Lukas Eble is a researcher at the Professorship for Adult Education at University of Duisburg-Essen. His core expertise are societal-critical and social psychological theories and approaches in Educational Science and Adult Education.

His current research focuses on the conceptualisation of solidarity in adult education from the perspective of the philosophy of practice.

CG6: Adult learning and education for all?! Issues of inclusion with regard to disability in the limelight. 
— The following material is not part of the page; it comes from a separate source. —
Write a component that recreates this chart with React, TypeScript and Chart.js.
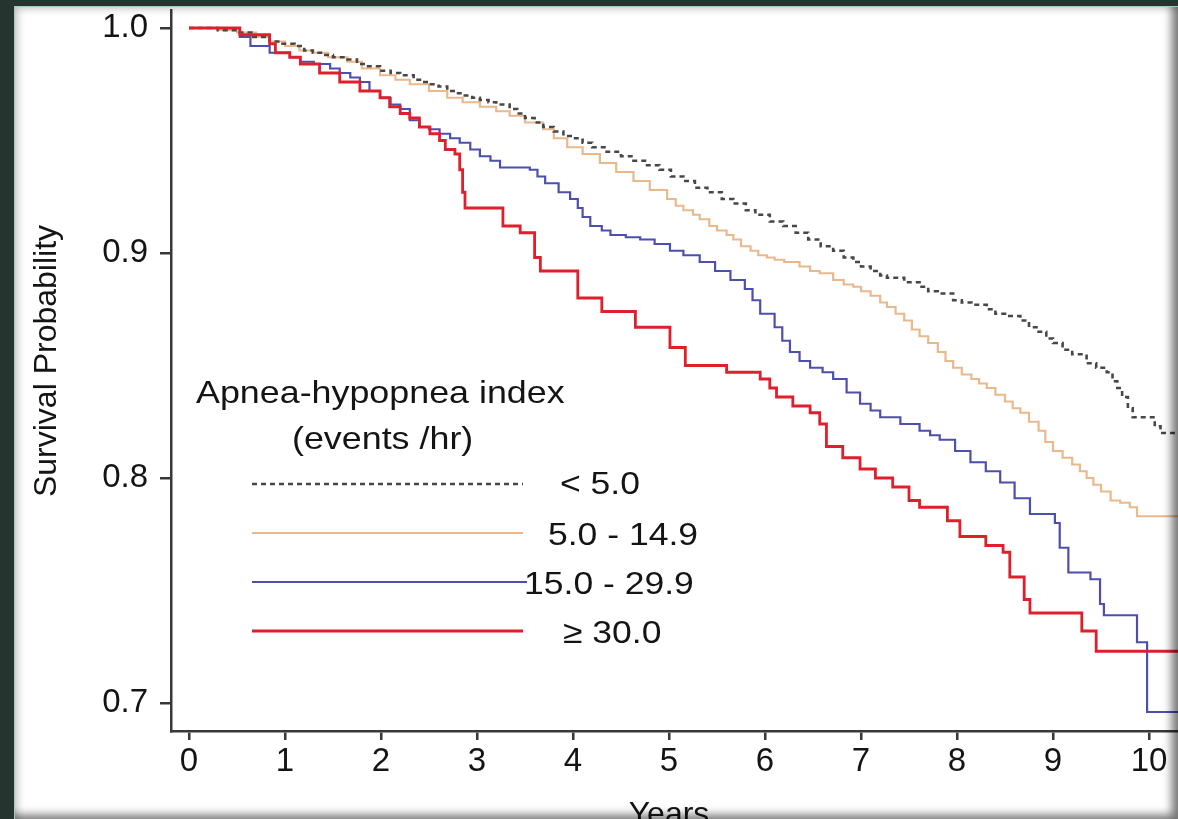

Co-Moderator: Prof. Dr. Silke Schreiber-Barsch

 

The ideology of social inclusion is one of the major leitmotifs of adult education, claiming to provide education for all—and especially for some across adult education’s histories worldwide. However, in particular since the mid-2000s, due to the UN Convention on the Rights of Persons with Disabilities (2006), for example, inclusion as a terminology and conceptual approach has increasingly been used to focus on the context of disability and impairment. This has strongly intensified the quest for better access to adult learning and education (ALE). Yet, what learning means in the context of disability/impairment, how it is framed in a nation-state architecture and in ALE institutional settings, and how it is experienced in a certain geographical place and at a given time are very likely to vary.

Taking this as a point of departure, the comparative group will elaborate commonalities and differences of ALE access. Disability/impairment will serve as the main lens of analysis; nonetheless, intersections with other categories will also be considered according to the multi-layered features of inclusive adult education (Schreiber-Barsch & Rule 2021, 553). Whereas students are welcome to focus their analysis on the micro-level of ALE access, practitioners enrich the comparative group with their unique knowledge and experience with regard to the meso-level of institutional settings and strategies of access. 

The outcome will be a deeper understanding of the buzzword inclusion, greater expertise in analysing the multi-dimensional concept of inclusive adult education through a comparative lens, and extended experience with strategies of institutional accessibility.